Jordan to Host Iraqi Islamic Reconciliation Summit

05 April 2006
Amman , Jordan

Under the patronage of His Majesty King Abdullah II, a large number of senior Iraqi religious and tribal leaders - both Sunnis and Shi'is, Arabs and Kurds - will gather in Amman on April 22, 2006 for The Iraqi Islamic Reconciliation Summit. The meeting, organized in cooperation between Aal al-Bayt Institute for Islamic Thought and the Arab League, will provide a forum for Iraqi leaders to take a crucial step towards stemming the violence in Iraq.

During the summit, King Abdullah will join the delegates in a call for an end to bloodshed and religious tension in Iraq. The summit is expected to culminate in a signed declaration stating that fighting between Shi'is and Sunnis has no legitimate religious basis.

The Iraqi Islamic Reconciliation Summit is a necessary initiative to help bring the violence in Iraq to an end, establish a stable and fully representative Iraqi government and permit a peaceful and orderly withdrawal of coalition troops. Peace in Iraq cannot be achieved without a political solution, and a political solution cannot, in turn, be achieved without a religious solution because fighting in Iraq has generally occurred along religious sectarian lines, especially among Iraq's Arab Muslim communities. The Iraqi Reconciliation Summit thus seeks to alleviate religious tensions by asserting fundamental principles that are shared by all Muslims. As such, it could constitute a critical step in diffusing civil tension and helping to clear the way for a final and permanent political solution in Iraq.

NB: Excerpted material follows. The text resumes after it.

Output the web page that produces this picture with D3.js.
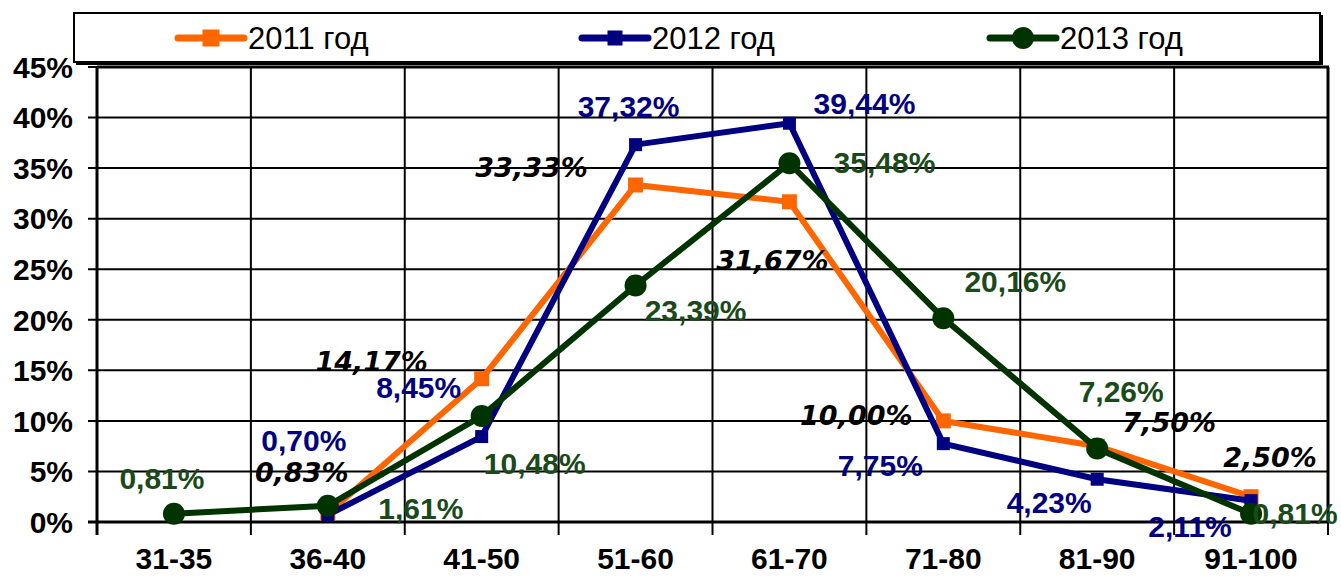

The conference also will be attended by a number of major religious figures from the Islamic world including the top religious figures from Egypt, Saudi Arabia, Turkey, Syria, the Gulf and Iran. Egypt's Shaykh al-Azhar Mohammad Sayyed Tantawi and Arab League Secretary General Amr Musa are expected to join the King in denouncing extremist misinterpretations of Islam that feed the sectarian violence in Iraq. Together they will reaffirm the underlying values and principles shared by all branches of Islam.

The Iraqi Islamic Reconciliation Summit builds upon The International Islamic Conference on “True Islam and its Role in Modern Society” hosted by King Abdullah in July 2005. In the final conference declaration, over 180 scholars representing 45 countries signed the final declaration condemning the practice known as takfir (calling others “apostates”) that is used by extremists to justify violence. They were supported by fatwas from 20 of the world's most senior Islamic scholars, including the Shaykh Al-Azhar, Grand Ayatollah Sistani, the Muftis of Egypt, Turkey, Syria, Jordan and Oman and Sheikh Yusif Al-Qardawi. The declaration also recognized the legitimacy of all eight of the traditional schools of Islamic religious law (madhhabs): the Sunni, Shi'i and Ibadi branches of Islam, as well as traditional Asharite theology, Islamic mysticism (Sufism) and moderate Salafi thought. The declaration also identified their common principles and beliefs and defined the necessary qualifications and conditions for issuing fatwas, thereby exposing the illegitimacy of the so-called fatwas justifying terrorism as being outside of orthodox Islamic religious law and in clear violation of Islam's core principles. This historical Islamic consensus was adopted by the entire Islamic world at the Organization of the Islamic Conference summit at Mecca in December 2005. This agreement on religious principles will form the doctrinal basis for the Iraqi Islamic Reconciliation Summit's final declaration.

The convening of the summit reflects King Abdullah's efforts to promote moderation and harmony among Muslims. The King is uniquely poised to facilitate this summit because as a forty-first generation direct descendent of the Prophet Muhammad (pbuh) and thus a member of the Aal al-Bayt (the Household of the Prophet pbuh), he enjoys unique status amongst all Muslims. Also, he is the scion of the oldest ruling dynasty in the Islamic world. Moreover, Jordan enjoys unique social, tribal, economic and historical ties with Iraq, and, for the last 30 years - and especially since the beginning of the current fighting in Iraq - Jordan has given shelter and safe passage to millions of Iraqis. There are today over half million Iraqis living in the Hashemite Kingdom of Jordan.